Until very recently, attempts at opening up banking in this way have moved at a near-glacial place. “There was a wall around your current account – you could only do very limited things though your bank's web interface,” says Vans-Colina.
But in January 2018, the EU’s Open Banking directive forced big banks to liberate their databases and allow startups and other companies to build services on top of that data. And while Open Banking was great news for companies who could now build their own money dashboards, it hasn’t done much yet to give individuals more control other their money. IFTTT is one way to get around this.
“IFTTT gives all the power of open banking API to ordinary people,” says Vans-Colina. It could also give Monzo hints about the kind of tools they might want to build into the app. “If one applet turns out to be particularly popular then that could inform our product decisions,” McHugh says.
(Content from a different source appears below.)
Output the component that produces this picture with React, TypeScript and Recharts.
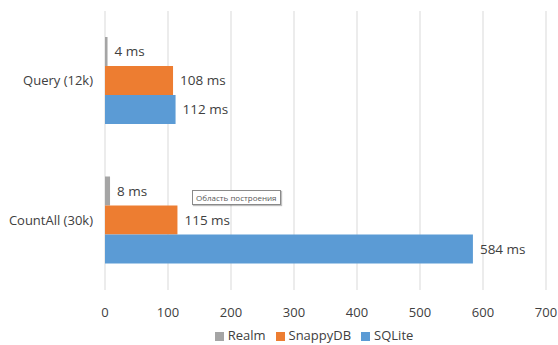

The only thing that the Monzo/IFTTT integration won’t let you do is make payments out of a Monzo account. It would be pretty dangerous if someone set up an applet that accidentally sent their entire paycheque out of the their Monzo account, McHugh says, so Monzo users can only move money into or out of ‘pots’ within the app.
The tie-up with IFTTT comes after Monzo was granted a full banking license in April 2017. Since then, the challenger bank has been switching all of its existing and new users onto full bank accounts that can accept direct debits and salary payments. Once that process had finished, Vans-Colina returned to the IFTTT project that he had been thinking about since he joined Monzo just after it launched three years ago. After starting the project in his spare time, Vans-Colina and his team built the integration over ten days.
Now, Vans-Colina hopes the link with IFTTT will let ordinary users build their own tools to automatically manage their money. “We’re not launching one thing, we’re launching infinite things all in one go,” he says.